Try out a trade
Skills competition gives youth a hands-on experience with several disciplines
Jacob Kochylema’s hand recoils back in shock and surprise. He’s just been jolted with a quick 10,000 volts from a magneto, the little motor that creates electricity for spark plugs in aircraft engines.
The magneto operator is fellow Grade 6 Rutland Middle School classmate Tammalee Hicks.
She laughs hilariously as Jacob shakes his hand and comments that his fingers still feel like they are reverberating.
The shocking experience is all in good fun at Friday’s Skills Canada B.C. 20th anniversary celebration at the new Okanagan College Trades Complex at the Kelowna campus.
The event featured competitions in nine trades disciplines for high school students to determine who will advance to the provincial Skills Canada contest in Abbotsford next month.
It also hosted middle school and high school students to take part in Trades and Technologies Discovery Day to be exposed to trades education and jobs.
The shocking magneto was the highlight at tables touting the college’s aircraft maintenance engineering course.
Kids used screwdrivers to take the little machines apart and put them back together and then test if they were working with the hand shock.
“It’s just a fun way to expose kids to something mechanical,” said aircraft maintenance instructor Hal Hobenshield.
“Kids are exposed to video games early, but not anything mechanical. If we can get kids excited about the trades and aviation they can see what a good career it can be, especially with Kelowna Flightcraft (now KF Aerospace) being right here in town.”
There were also carpentry, automotive repair and electronics tables for kids to try a trade.
Meantime, at the new Junior Skills Competition, Grade 6 to 12 students were building little cyborgs as part of the Sumo Robot contest.

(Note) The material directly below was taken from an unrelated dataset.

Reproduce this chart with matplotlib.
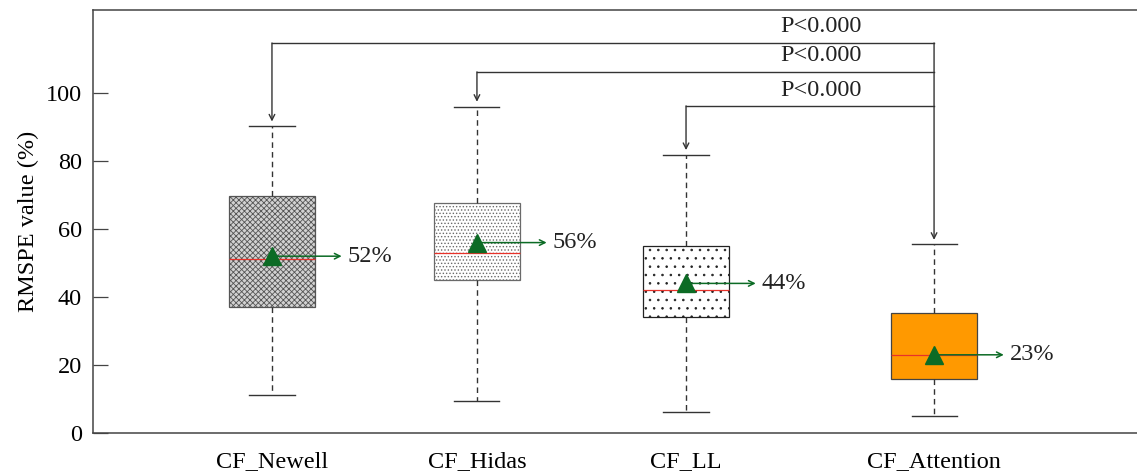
import matplotlib.pyplot as plt

plt.rcParams['font.family'] = ['Liberation Serif', 'DejaVu Serif']
plt.rcParams['hatch.linewidth'] = 0.6

# box statistics for each model (RMSPE, %)
models = ['CF_Newell', 'CF_Hidas', 'CF_LL', 'CF_Attention']
positions = [1.0, 2.0, 3.02, 4.23]
whislo = [11.2, 9.4, 6.2, 5.0]
q1 = [37.1, 45.0, 34.1, 15.9]
med = [51.2, 52.9, 42.1, 22.9]
q3 = [69.7, 67.6, 55.0, 35.3]
whishi = [90.3, 95.9, 81.8, 55.6]
means = [52, 56, 44, 23]
mean_labels = ['52%', '56%', '44%', '23%']

# significance brackets: bracket height, arrow tip, text height
p_text = ['P<0.000', 'P<0.000', 'P<0.000']
bracket_y = [114.7, 106.2, 96.2]
bracket_tip = [91.6, 97.4, 83.2]
bracket_label_y = [119.6, 110.9, 100.6]

face = ['#d2d2d2', 'white', 'white', '#ff9900']
hatches = ['xxxxxx', '.....', '..', None]
edge_col = ['#555555', '#6a6a6a', '#222222', '#444444']

fig = plt.figure(figsize=(11.37, 4.76), dpi=100)
ax = fig.add_axes([0.0818, 0.0903, 0.9182, 0.8887])

stats = []
for i in range(len(models)):
    stats.append(dict(whislo=whislo[i], q1=q1[i], med=med[i], q3=q3[i],
                      whishi=whishi[i], fliers=[], label=models[i]))

bp = ax.bxp(stats, positions=positions, widths=0.42, patch_artist=True,
            showfliers=False, capwidths=0.22,
            boxprops=dict(linewidth=0.9),
            whiskerprops=dict(linestyle=(0, (4, 3)), linewidth=1.0, color='#333333'),
            capprops=dict(linewidth=1.0, color='#333333'),
            medianprops=dict(color='#e8322a', linewidth=0.9))

for i, box in enumerate(bp['boxes']):
    box.set_facecolor(face[i])
    box.set_edgecolor(edge_col[i])
    if hatches[i]:
        box.set_hatch(hatches[i])

green = '#0c6b25'
ax.plot(positions, means, linestyle='none', marker='^', markersize=13,
        color=green, zorder=5)
for i in range(len(models)):
    ax.annotate('', xy=(positions[i] + 0.34, means[i]), xytext=(positions[i], means[i]),
                arrowprops=dict(arrowstyle='->', color=green, lw=1.1,
                                shrinkA=0, shrinkB=0), zorder=4)
    ax.text(positions[i] + 0.37, means[i], mean_labels[i], fontsize=17.5,
            va='center', ha='left', color='#222222')

# brackets from CF_Attention to the other models
line_kw = dict(color='#333333', lw=1.0)
x_att = positions[3]
for i in range(3):
    ax.plot([positions[i], x_att], [bracket_y[i], bracket_y[i]], **line_kw)
    ax.annotate('', xy=(positions[i], bracket_tip[i]), xytext=(positions[i], bracket_y[i]),
                arrowprops=dict(arrowstyle='->', color='#333333', lw=1.0,
                                shrinkA=0, shrinkB=0))
    ax.text(3.68, bracket_label_y[i], p_text[i], fontsize=17.5, ha='center',
            va='center', color='#222222')
ax.annotate('', xy=(x_att, whishi[3] + 1.2), xytext=(x_att, bracket_y[0]),
            arrowprops=dict(arrowstyle='->', color='#333333', lw=1.0,
                            shrinkA=0, shrinkB=0))

ax.set_xlim(0.127, 5.22)
ax.set_ylim(0, 124.4)
ax.set_yticks([0, 20, 40, 60, 80, 100])
ax.set_xticks(positions)
ax.set_xticklabels(models)
ax.tick_params(axis='y', direction='in', length=11, width=0.9, labelsize=17.5,
               color='#444444', pad=8)
ax.tick_params(axis='x', length=0, labelsize=17.5, pad=13)
ax.set_ylabel('RMSPE value (%)', fontsize=17.5, labelpad=5)

for side in ['left', 'top', 'bottom']:
    ax.spines[side].set_color('#444444')
    ax.spines[side].set_linewidth(1.1)
ax.spines['right'].set_visible(False)

fig.savefig('out.png', dpi=100)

Kai Czabany, 14, from Osoyoos Secondary School was one of the first to get his robot working.
“You’re given a little gear box, some sheet metal, wood and wires and you have to make a controller and robot that moves,” said Czabany.
In the wood shop, Colby Mintran, a Grade 10 student from Okanagan Mission Secondary, didn’t have time to stop and talk because he was in the midst of the timed carpentry and joinery competition to make a wooden saw horse.
However, Tijana Nelson, 18, a first-year college carpentry and joinery student did have time to chat.
She was in the shop practising because she’s already set to attend the provincial Skills Canada Competition in Abbotsford in April.
“I’ve already been to provincials as a high school student, so it will be great to go again as a college student,” said Nelson.
“My instructor picked me because I’m doing well in class and I keep my cool under pressure. In competition, when I get the plans I actually look at them, make a plan to cut the wood and grooves and then proceed calmly.”
More and more women are going into trades. Nelson’s first-year class is made up of 11 men and five women.